[What to produce] Each line that holds the string "matplotlib" counts once; say how many such lines there are and add nothing.

Start of Provided material

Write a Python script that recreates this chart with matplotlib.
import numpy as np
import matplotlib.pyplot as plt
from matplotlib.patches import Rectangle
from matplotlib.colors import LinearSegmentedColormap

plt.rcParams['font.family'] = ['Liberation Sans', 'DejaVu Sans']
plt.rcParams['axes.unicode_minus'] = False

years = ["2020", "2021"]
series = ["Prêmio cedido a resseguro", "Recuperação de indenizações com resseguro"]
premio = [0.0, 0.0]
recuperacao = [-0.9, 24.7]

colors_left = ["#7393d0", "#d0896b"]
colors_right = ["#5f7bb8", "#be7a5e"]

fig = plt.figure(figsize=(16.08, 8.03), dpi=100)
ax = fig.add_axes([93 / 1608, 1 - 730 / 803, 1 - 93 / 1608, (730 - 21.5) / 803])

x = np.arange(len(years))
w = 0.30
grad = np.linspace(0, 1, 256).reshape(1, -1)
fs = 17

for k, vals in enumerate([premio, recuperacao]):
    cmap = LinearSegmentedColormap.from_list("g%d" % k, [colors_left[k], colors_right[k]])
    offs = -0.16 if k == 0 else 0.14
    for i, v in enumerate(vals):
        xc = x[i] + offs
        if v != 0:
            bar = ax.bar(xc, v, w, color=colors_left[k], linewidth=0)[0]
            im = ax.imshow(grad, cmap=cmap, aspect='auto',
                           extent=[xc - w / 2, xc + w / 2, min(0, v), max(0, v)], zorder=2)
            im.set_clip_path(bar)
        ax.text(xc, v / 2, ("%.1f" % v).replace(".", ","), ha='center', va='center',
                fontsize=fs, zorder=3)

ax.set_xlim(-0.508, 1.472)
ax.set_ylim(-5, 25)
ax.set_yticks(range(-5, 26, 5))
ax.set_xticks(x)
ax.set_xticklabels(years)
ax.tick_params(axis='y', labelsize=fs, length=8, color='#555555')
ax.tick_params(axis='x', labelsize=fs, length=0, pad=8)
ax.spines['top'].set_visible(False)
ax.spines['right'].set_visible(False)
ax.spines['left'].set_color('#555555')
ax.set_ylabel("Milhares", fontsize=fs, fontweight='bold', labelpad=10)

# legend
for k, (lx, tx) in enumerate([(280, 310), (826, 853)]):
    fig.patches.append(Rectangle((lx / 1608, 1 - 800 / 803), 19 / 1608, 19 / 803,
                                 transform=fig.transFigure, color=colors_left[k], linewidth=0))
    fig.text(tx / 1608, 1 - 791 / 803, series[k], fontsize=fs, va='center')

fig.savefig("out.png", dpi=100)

End of Provided material
Start of Provided material

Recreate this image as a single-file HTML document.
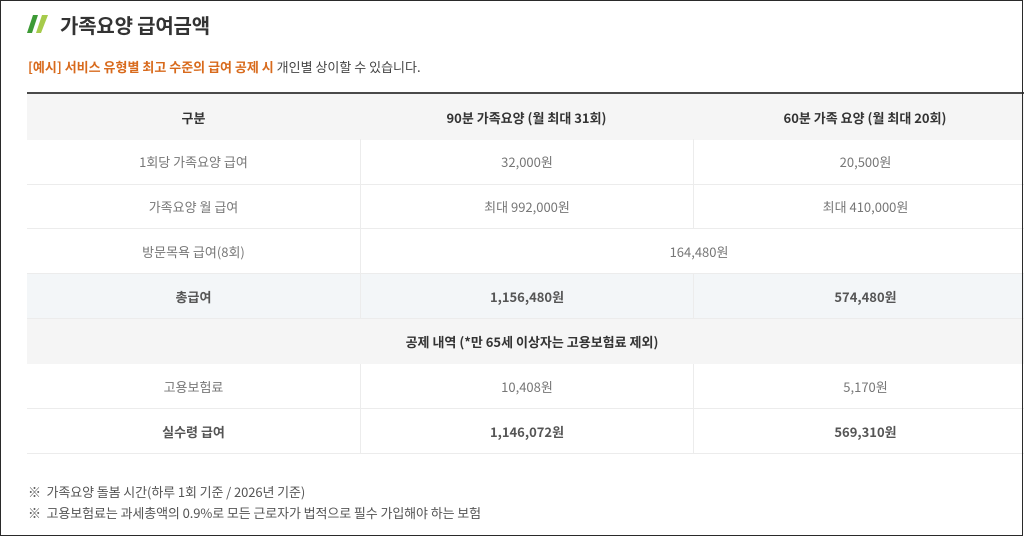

End of Provided material

[Exercise answer] 4